Désormais, c’est la galère pour presque tous.Alors les journalistes trinquent plus que jamais. Même là où il n’y a plus de frais de papier ni d’imprimerie et de diffusion, c’est encore les journalistes qui paient. Car les éditeurs de presse n’aiment pas les journalistes. Mieux, ils estiment qu’ils n’en ont pas besoin. C’est cher, c’est chiant, et avec tout ce contenu gratuit sur Internet qui n’attend qu’une chose, être exploité, à quoi bon payer des professionnels ? Surtout que l’information ne se vend plus, depuis qu’elle est gratuite sur Internet. Il faut inventer un nouveau modèle et c’est fatiguant intellectuellement. Ce sont les services associés à l’information qui ont une chance d’être monétisables. L’info est devenu produit d’appel, c’est tout. Alors on ne va pas en plus payer pour la produire. Surtout sur le web auquel on continue de ne rien comprendre. Et pourtant, il y a des gens très sérieux et très experts qui ont des solutions à proposer. Des gens qui travaillent dans la presse depuis plusieurs décennies, qui ont développé un vrai savoir-faire. J’en connais, je sais qu’ils ont les solutions pour aborder le web tout en conservant le papier, et rendre tout ça rentable. Mais ça n’intéresse personne. Trop compliqué, trop d’investissements à faire, trop de mauvaises décisions à avouer. Faudrait quand même pas prendre des risques, mieux vaut laisser crever tout ça et invoquer ensuite la faute à pas de chance.
Chers confrères du Monde et du Post, vous payez, nous payons tous, des décennies d’incompétence à la tête des groupes de presse français. Nos anciens dirigeants ont trop longtemps cru à leur talent alors qu’ils surfaient sur un succès dont ils n’étaient en rien responsables. Ils n’ont pas vu venir Internet, ils n’ont pas anticipé ni investi. Ils ont chanté tout l’été. Et c’est à nous qu’on dit aujourd’hui « eh bien dansez maintenant ».

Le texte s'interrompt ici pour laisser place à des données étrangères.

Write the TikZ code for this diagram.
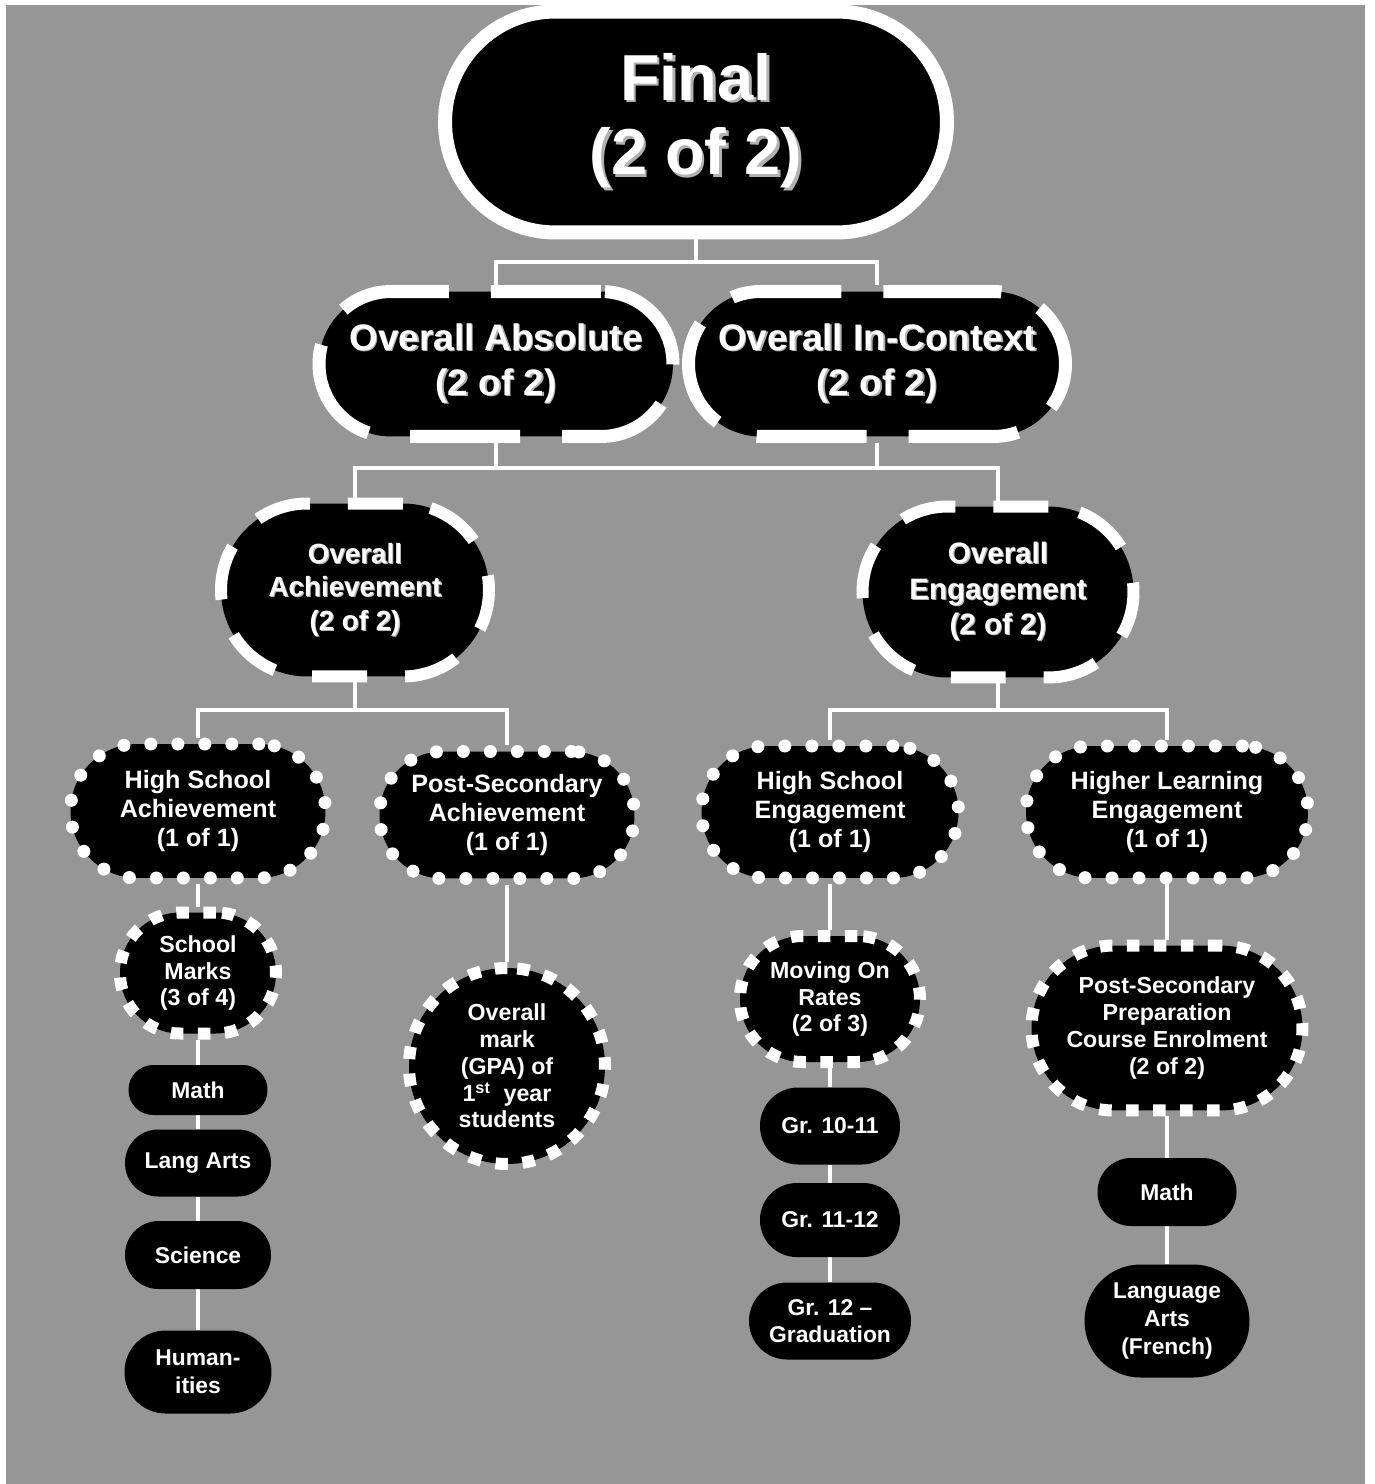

Résister, mais jusqu’à quand ?
Alors on se fait tous embaucher chez l’ennemi, dans les services de communication. Eux aperçoivent bien nos mérites. Ils apprécient nos plumes, nos capacités d’investigation, nos carnets d’adresse, notre connaissance intime du fonctionnement des médias. Il ne se passe pas un jour en ce moment sans que j’apprenne qu’untel est à la com’ d’une grande banque, qu’un autre s’installe à son compte en tant que conseiller en communication, qu’un troisième se lance dans le media training, qu’un autre encore intègre un ministère. C’est l’hémorragie, la débandade. Moi je tiens, mois après mois, parce que je l’aime ce putain de métier, parce que je hais la com’, parce que, comme vous, je préfère galérer dans un boulot qui a de la valeur à mes yeux que d’aller faire la pute sous prétexte d’un salaire garanti et mirobolant chez les marchands de mensonges.
Mais jusqu’à quand ? Combien de temps encore va-t-on devoir subir l’incompétence ? Vivre sur l’idée folle qu’on peut faire de la presse sans journalistes ? Baisser la qualité et s’étonner qu’il n’y ait plus de lecteurs, en refusant d’admettre que c’est tout simplement parce qu’il n’y a plus d’information digne de ce nom ?
Courage confrères. On aura toujours besoin de nous, et même de plus en plus, faut juste serrer les dents, laisser passer l’orage, et continuer de l’aimer ce métier, envers et contre tout.